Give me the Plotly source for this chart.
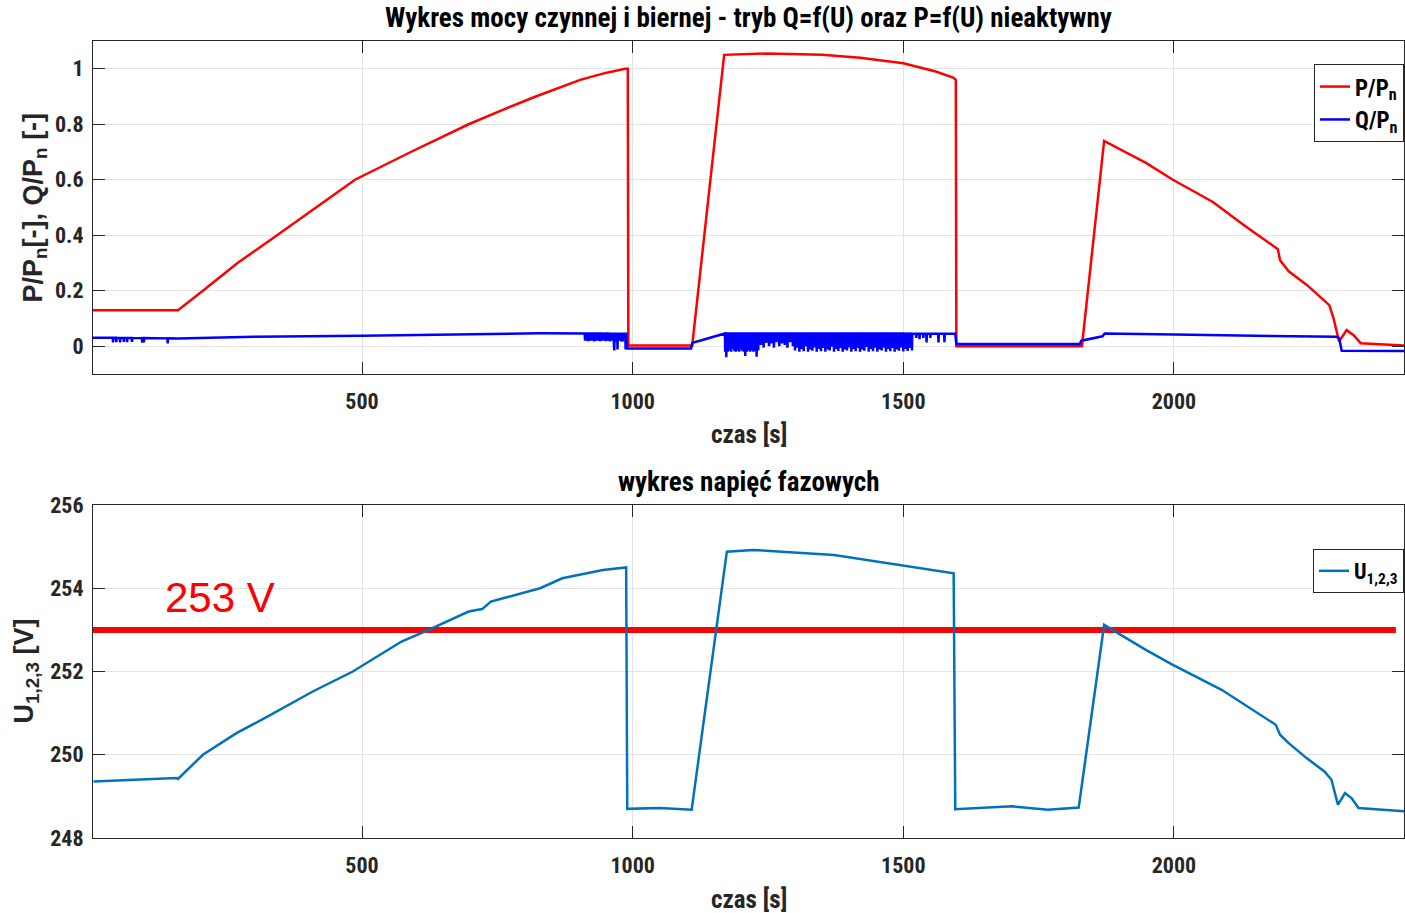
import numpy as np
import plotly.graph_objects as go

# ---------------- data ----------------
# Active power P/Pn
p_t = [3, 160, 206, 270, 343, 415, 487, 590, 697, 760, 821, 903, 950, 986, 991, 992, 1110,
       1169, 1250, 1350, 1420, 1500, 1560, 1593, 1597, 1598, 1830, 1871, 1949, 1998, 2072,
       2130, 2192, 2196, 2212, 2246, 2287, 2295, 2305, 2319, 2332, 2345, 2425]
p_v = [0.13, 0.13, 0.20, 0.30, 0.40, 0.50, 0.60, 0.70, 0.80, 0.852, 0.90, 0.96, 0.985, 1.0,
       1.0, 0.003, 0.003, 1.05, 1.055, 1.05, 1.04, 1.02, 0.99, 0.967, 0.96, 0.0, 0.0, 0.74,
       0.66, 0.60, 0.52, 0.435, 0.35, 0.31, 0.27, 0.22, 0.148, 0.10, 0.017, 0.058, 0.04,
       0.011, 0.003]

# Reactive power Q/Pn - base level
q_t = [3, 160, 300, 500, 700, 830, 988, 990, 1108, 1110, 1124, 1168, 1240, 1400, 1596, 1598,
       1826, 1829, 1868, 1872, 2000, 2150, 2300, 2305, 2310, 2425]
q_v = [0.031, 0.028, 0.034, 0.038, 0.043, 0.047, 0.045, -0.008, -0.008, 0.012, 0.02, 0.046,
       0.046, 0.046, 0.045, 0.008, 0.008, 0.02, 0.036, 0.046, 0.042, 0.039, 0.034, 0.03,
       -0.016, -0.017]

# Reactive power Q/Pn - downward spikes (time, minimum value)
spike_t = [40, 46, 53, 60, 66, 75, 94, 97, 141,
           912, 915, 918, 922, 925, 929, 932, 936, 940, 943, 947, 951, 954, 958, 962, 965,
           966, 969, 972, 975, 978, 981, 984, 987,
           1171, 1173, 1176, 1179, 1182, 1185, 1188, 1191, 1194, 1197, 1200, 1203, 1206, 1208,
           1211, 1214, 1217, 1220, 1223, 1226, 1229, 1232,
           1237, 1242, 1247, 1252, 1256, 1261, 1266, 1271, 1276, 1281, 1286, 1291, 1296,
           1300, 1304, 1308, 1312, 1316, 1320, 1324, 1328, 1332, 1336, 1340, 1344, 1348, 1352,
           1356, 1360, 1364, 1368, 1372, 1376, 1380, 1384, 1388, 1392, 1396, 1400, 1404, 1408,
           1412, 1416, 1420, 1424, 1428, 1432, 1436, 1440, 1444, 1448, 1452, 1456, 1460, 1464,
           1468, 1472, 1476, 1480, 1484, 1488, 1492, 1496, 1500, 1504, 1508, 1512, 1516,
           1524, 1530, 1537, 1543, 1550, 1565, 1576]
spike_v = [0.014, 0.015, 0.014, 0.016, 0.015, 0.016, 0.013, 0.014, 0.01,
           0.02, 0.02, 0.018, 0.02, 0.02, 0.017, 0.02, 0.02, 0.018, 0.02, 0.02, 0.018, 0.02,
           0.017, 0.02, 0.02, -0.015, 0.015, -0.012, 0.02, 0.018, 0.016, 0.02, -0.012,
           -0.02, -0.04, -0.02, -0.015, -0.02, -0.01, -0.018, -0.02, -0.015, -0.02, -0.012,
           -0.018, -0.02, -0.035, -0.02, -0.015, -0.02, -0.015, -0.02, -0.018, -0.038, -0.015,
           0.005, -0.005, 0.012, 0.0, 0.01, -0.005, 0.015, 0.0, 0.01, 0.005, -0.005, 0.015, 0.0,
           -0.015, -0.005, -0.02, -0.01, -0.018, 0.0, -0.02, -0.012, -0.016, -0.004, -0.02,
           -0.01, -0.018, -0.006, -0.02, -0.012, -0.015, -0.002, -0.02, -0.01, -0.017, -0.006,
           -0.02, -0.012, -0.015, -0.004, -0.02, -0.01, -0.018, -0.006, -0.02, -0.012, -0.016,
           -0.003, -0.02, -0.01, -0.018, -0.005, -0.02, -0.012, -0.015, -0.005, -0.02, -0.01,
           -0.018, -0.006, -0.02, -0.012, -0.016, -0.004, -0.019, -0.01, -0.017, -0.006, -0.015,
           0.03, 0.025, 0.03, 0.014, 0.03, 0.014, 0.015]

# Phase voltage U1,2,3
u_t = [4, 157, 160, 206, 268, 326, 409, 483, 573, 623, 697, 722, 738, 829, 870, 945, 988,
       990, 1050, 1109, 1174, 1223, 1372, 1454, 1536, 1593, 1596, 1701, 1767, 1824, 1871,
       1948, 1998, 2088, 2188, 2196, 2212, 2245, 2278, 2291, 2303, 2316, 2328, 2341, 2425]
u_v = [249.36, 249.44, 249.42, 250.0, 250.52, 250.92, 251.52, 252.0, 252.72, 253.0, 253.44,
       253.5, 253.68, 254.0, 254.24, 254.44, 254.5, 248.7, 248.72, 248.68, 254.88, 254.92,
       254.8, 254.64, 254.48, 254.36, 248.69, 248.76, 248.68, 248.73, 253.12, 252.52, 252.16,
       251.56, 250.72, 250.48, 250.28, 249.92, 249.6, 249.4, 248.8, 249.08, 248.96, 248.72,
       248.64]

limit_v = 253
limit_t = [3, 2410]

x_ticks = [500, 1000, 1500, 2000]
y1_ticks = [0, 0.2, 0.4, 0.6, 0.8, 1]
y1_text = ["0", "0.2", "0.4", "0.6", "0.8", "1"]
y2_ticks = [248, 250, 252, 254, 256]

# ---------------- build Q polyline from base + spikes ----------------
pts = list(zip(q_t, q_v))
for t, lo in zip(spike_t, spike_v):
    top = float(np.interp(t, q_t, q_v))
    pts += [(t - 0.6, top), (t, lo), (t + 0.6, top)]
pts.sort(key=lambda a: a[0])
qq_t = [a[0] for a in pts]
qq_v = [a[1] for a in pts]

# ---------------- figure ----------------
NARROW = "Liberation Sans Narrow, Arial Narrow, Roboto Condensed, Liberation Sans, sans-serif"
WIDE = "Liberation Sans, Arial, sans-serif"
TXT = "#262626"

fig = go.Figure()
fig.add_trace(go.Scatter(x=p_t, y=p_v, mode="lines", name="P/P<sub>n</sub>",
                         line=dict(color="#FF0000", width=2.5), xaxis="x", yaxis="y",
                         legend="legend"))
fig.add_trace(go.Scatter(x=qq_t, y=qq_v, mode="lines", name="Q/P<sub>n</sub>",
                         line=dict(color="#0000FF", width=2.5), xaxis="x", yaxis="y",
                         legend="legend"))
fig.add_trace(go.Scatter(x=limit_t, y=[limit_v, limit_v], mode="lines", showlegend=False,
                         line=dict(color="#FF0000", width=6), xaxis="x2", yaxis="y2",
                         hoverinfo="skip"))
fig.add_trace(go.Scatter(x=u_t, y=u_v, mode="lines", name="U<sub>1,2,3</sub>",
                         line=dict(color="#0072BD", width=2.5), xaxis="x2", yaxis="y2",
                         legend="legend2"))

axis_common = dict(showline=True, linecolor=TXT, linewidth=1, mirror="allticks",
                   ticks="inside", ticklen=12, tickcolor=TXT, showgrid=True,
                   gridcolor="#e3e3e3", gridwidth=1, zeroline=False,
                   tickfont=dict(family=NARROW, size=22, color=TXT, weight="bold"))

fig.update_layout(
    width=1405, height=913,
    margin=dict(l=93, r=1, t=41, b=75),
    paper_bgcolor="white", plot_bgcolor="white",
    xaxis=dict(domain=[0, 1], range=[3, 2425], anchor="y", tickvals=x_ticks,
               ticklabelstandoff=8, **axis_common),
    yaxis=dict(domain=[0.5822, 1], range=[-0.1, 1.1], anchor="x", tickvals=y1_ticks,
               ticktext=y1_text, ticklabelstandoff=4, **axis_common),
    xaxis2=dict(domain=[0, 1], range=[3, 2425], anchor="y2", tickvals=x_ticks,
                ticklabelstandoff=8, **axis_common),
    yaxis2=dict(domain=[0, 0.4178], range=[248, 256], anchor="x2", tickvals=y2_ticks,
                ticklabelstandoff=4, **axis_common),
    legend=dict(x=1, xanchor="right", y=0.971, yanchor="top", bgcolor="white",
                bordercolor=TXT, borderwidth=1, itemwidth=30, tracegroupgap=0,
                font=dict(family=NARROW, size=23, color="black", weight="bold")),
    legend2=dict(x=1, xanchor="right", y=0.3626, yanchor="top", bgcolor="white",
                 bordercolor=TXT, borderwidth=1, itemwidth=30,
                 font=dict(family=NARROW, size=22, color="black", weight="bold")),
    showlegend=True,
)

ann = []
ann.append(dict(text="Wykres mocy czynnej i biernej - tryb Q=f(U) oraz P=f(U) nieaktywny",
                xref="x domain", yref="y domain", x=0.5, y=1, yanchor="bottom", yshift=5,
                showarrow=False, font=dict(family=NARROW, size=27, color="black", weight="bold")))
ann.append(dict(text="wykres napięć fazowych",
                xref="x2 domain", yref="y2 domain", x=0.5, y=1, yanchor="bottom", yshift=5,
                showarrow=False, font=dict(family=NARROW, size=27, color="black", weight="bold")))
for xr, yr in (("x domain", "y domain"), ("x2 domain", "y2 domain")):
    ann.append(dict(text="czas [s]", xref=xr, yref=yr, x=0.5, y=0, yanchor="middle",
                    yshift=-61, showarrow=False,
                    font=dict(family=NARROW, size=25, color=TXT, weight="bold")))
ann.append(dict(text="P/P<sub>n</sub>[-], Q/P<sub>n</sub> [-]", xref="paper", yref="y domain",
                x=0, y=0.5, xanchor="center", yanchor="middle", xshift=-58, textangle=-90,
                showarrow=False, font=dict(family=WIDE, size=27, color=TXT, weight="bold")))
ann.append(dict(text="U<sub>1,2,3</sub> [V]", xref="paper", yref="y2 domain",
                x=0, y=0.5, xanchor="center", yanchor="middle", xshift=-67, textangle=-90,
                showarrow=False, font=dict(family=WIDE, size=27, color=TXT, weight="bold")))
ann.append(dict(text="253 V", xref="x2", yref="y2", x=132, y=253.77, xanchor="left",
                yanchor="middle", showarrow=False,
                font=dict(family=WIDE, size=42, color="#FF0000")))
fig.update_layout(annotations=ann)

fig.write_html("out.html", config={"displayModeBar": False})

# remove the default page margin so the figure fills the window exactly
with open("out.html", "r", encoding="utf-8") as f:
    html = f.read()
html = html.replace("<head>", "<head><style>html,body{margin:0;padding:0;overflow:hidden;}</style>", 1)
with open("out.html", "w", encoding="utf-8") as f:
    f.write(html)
____
Objective: Leave out the pictures, then repeat the listing above exactly from its first line to the line with "-0.016, -0.017]", inclusive.

Expected answer:
Give me the Plotly source for this chart.
import numpy as np
import plotly.graph_objects as go

# ---------------- data ----------------
# Active power P/Pn
p_t = [3, 160, 206, 270, 343, 415, 487, 590, 697, 760, 821, 903, 950, 986, 991, 992, 1110,
       1169, 1250, 1350, 1420, 1500, 1560, 1593, 1597, 1598, 1830, 1871, 1949, 1998, 2072,
       2130, 2192, 2196, 2212, 2246, 2287, 2295, 2305, 2319, 2332, 2345, 2425]
p_v = [0.13, 0.13, 0.20, 0.30, 0.40, 0.50, 0.60, 0.70, 0.80, 0.852, 0.90, 0.96, 0.985, 1.0,
       1.0, 0.003, 0.003, 1.05, 1.055, 1.05, 1.04, 1.02, 0.99, 0.967, 0.96, 0.0, 0.0, 0.74,
       0.66, 0.60, 0.52, 0.435, 0.35, 0.31, 0.27, 0.22, 0.148, 0.10, 0.017, 0.058, 0.04,
       0.011, 0.003]

# Reactive power Q/Pn - base level
q_t = [3, 160, 300, 500, 700, 830, 988, 990, 1108, 1110, 1124, 1168, 1240, 1400, 1596, 1598,
       1826, 1829, 1868, 1872, 2000, 2150, 2300, 2305, 2310, 2425]
q_v = [0.031, 0.028, 0.034, 0.038, 0.043, 0.047, 0.045, -0.008, -0.008, 0.012, 0.02, 0.046,
       0.046, 0.046, 0.045, 0.008, 0.008, 0.02, 0.036, 0.046, 0.042, 0.039, 0.034, 0.03,
       -0.016, -0.017]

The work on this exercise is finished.